┌──

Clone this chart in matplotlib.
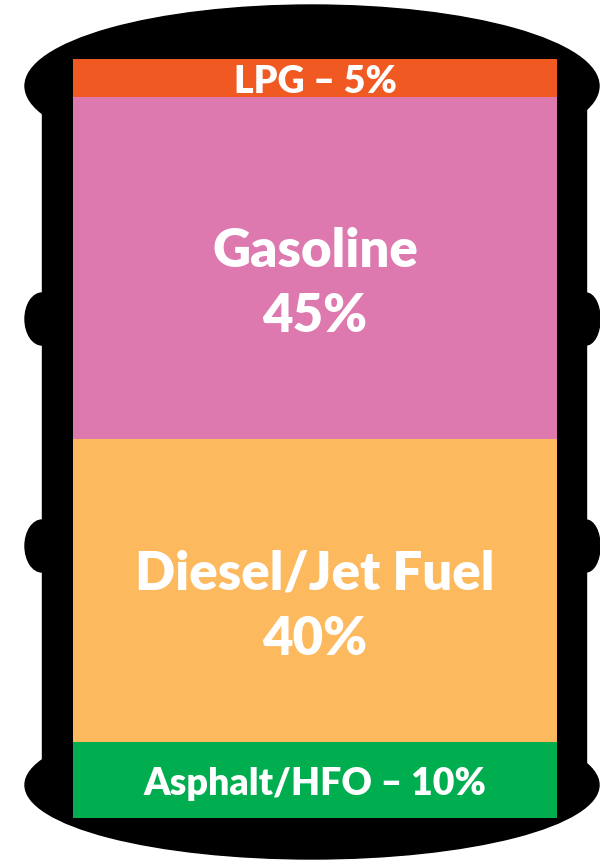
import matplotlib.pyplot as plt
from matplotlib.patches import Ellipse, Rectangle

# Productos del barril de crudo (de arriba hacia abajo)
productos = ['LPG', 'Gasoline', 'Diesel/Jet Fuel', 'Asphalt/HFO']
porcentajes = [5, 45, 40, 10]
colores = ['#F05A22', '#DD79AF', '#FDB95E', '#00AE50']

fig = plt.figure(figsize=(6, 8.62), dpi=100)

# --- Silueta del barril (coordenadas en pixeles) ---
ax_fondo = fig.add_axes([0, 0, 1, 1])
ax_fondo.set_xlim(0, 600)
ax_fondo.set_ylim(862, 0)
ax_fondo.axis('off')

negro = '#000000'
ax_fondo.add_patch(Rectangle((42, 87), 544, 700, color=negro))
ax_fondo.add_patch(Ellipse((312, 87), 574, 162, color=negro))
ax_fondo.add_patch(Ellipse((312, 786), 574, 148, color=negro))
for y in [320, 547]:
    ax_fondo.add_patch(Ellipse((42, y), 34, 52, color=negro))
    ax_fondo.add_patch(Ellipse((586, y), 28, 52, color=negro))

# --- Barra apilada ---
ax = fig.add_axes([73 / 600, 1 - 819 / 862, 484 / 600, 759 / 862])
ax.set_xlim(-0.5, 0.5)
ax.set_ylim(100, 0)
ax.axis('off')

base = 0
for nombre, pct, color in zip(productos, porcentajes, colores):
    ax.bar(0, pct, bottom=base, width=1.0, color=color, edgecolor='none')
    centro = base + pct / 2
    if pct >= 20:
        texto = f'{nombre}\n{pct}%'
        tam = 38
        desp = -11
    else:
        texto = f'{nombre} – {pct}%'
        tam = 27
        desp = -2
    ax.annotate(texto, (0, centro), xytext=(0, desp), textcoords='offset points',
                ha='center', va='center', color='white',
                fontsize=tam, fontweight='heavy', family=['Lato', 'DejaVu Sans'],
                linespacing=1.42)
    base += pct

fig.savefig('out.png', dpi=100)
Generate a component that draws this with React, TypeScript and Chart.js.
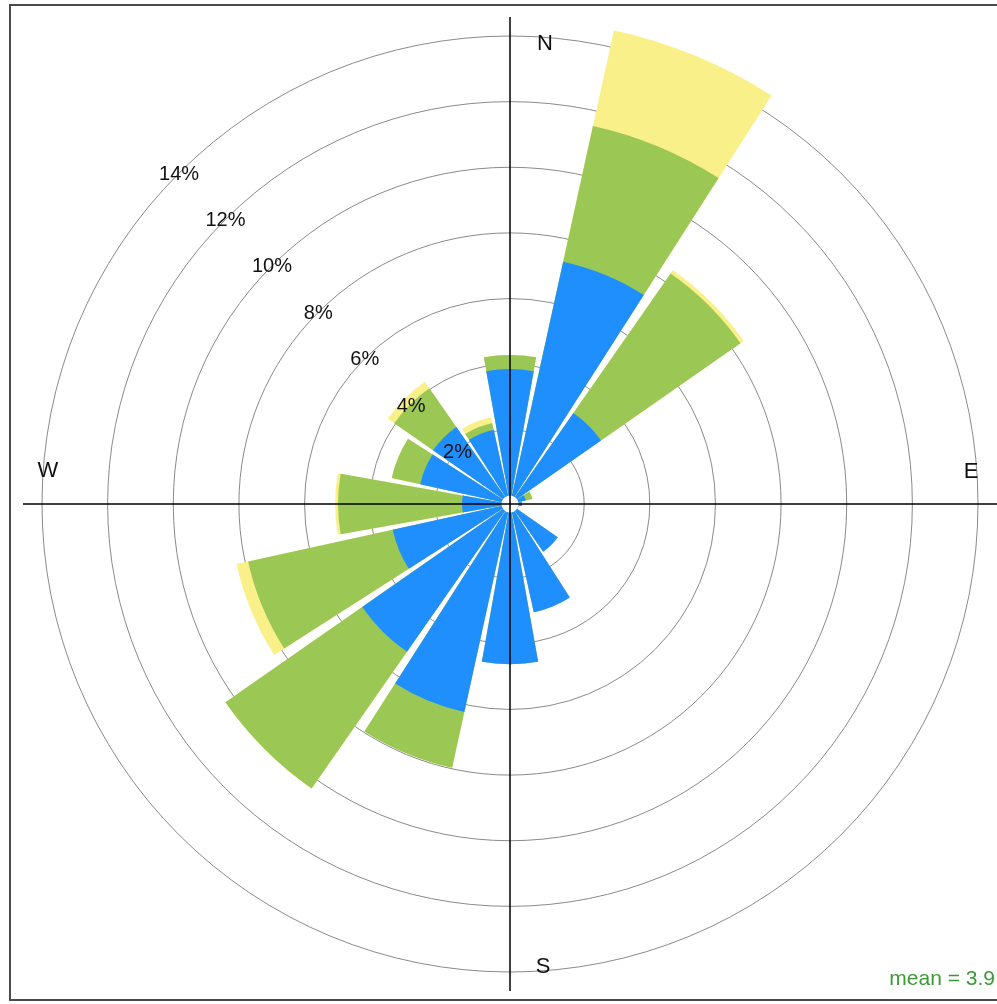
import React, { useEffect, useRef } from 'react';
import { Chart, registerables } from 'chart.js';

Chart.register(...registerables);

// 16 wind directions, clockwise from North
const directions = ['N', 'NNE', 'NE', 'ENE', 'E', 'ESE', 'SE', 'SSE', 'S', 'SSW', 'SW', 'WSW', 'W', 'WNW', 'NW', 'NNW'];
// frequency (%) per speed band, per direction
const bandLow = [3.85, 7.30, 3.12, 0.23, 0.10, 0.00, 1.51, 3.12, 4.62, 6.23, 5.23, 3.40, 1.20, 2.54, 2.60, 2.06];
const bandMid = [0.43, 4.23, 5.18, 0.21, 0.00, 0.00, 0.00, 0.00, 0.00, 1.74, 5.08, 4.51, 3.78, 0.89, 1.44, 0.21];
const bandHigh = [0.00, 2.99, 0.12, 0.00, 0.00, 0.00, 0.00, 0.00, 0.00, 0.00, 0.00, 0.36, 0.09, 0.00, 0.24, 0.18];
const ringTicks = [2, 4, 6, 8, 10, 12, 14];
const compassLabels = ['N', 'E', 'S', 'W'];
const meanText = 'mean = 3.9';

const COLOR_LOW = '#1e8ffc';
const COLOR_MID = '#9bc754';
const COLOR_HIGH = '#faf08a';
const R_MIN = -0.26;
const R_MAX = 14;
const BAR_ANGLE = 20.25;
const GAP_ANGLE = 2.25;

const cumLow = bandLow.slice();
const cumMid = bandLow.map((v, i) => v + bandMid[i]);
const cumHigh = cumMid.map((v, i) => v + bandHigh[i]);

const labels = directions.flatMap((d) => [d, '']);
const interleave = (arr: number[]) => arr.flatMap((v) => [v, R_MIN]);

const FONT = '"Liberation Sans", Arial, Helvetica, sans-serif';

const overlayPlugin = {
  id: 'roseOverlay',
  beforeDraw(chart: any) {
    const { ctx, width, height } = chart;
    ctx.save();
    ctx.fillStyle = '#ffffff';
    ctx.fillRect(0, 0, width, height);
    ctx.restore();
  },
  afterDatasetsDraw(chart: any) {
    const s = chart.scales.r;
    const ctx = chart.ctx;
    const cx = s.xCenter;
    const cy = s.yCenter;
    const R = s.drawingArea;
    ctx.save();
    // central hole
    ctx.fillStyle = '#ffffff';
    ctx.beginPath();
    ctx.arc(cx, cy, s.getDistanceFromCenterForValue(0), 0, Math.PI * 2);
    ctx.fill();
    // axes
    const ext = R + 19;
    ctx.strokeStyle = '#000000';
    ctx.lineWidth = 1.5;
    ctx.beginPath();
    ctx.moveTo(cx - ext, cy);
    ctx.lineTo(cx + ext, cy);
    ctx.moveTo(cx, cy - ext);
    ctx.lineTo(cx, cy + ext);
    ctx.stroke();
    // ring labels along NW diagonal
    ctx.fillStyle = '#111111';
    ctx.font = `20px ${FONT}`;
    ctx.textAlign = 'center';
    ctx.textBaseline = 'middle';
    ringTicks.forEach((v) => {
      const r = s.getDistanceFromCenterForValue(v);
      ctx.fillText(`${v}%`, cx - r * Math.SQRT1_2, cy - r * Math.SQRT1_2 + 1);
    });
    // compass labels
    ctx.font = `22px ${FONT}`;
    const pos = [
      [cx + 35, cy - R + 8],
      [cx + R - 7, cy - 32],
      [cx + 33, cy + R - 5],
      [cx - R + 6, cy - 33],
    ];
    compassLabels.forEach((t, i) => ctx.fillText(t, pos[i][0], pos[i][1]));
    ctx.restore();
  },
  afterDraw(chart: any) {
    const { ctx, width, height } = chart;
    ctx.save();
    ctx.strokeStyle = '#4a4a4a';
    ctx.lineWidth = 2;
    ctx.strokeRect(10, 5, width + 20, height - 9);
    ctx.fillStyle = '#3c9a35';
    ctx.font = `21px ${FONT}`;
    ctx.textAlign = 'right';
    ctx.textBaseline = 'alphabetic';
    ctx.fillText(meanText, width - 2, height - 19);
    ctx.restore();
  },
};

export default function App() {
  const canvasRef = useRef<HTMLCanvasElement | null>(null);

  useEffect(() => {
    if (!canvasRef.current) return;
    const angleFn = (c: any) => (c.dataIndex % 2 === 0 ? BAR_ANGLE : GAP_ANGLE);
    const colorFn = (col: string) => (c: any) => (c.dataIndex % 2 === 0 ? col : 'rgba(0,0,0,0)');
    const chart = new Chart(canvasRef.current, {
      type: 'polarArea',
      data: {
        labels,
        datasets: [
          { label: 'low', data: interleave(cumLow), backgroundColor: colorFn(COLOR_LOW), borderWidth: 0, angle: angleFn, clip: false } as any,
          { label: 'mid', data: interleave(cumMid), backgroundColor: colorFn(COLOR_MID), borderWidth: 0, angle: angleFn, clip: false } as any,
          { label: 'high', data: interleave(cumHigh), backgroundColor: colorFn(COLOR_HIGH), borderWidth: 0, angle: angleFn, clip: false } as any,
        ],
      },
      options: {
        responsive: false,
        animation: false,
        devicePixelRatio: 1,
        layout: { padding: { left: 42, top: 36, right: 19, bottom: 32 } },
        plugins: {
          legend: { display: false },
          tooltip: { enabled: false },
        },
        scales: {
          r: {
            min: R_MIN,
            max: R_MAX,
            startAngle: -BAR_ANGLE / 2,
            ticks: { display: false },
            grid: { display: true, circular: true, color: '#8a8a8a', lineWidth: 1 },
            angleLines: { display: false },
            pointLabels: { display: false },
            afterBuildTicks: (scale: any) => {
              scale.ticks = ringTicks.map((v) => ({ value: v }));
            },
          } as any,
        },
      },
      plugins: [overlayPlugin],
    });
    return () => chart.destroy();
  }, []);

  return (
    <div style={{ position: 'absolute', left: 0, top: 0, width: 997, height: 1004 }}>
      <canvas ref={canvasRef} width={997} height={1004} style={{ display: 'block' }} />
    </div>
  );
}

└──
┌──

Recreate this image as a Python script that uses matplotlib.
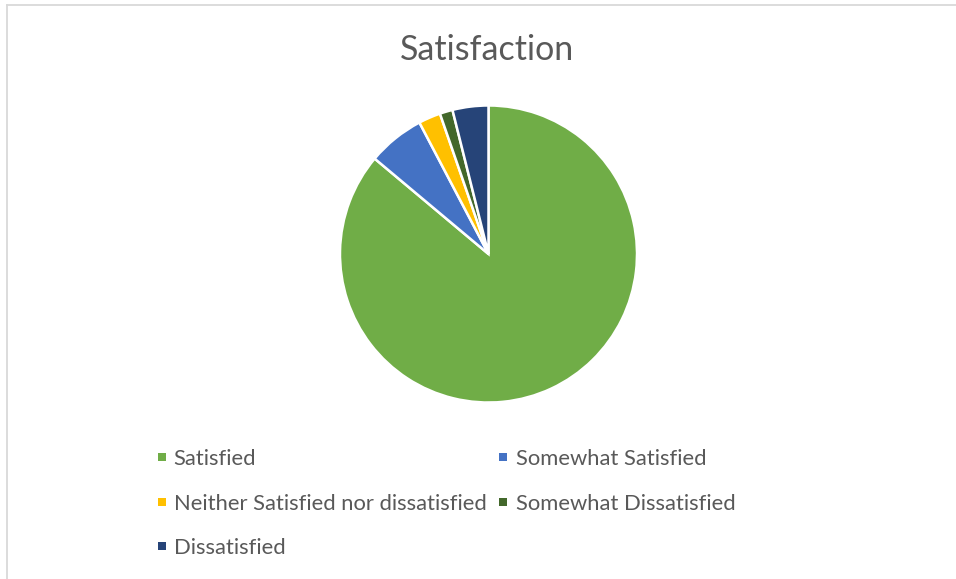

└──

What you have to do
Make an exact copy of the lines from the one containing "Generate a component" to the one containing "Arial, Helvetica, sans-serif';", keeping both and leaving out every picture.

Output for this task
Generate a component that draws this with React, TypeScript and Chart.js.
import React, { useEffect, useRef } from 'react';
import { Chart, registerables } from 'chart.js';

Chart.register(...registerables);

// 16 wind directions, clockwise from North
const directions = ['N', 'NNE', 'NE', 'ENE', 'E', 'ESE', 'SE', 'SSE', 'S', 'SSW', 'SW', 'WSW', 'W', 'WNW', 'NW', 'NNW'];
// frequency (%) per speed band, per direction
const bandLow = [3.85, 7.30, 3.12, 0.23, 0.10, 0.00, 1.51, 3.12, 4.62, 6.23, 5.23, 3.40, 1.20, 2.54, 2.60, 2.06];
const bandMid = [0.43, 4.23, 5.18, 0.21, 0.00, 0.00, 0.00, 0.00, 0.00, 1.74, 5.08, 4.51, 3.78, 0.89, 1.44, 0.21];
const bandHigh = [0.00, 2.99, 0.12, 0.00, 0.00, 0.00, 0.00, 0.00, 0.00, 0.00, 0.00, 0.36, 0.09, 0.00, 0.24, 0.18];
const ringTicks = [2, 4, 6, 8, 10, 12, 14];
const compassLabels = ['N', 'E', 'S', 'W'];
const meanText = 'mean = 3.9';

const COLOR_LOW = '#1e8ffc';
const COLOR_MID = '#9bc754';
const COLOR_HIGH = '#faf08a';
const R_MIN = -0.26;
const R_MAX = 14;
const BAR_ANGLE = 20.25;
const GAP_ANGLE = 2.25;

const cumLow = bandLow.slice();
const cumMid = bandLow.map((v, i) => v + bandMid[i]);
const cumHigh = cumMid.map((v, i) => v + bandHigh[i]);

const labels = directions.flatMap((d) => [d, '']);
const interleave = (arr: number[]) => arr.flatMap((v) => [v, R_MIN]);

const FONT = '"Liberation Sans", Arial, Helvetica, sans-serif';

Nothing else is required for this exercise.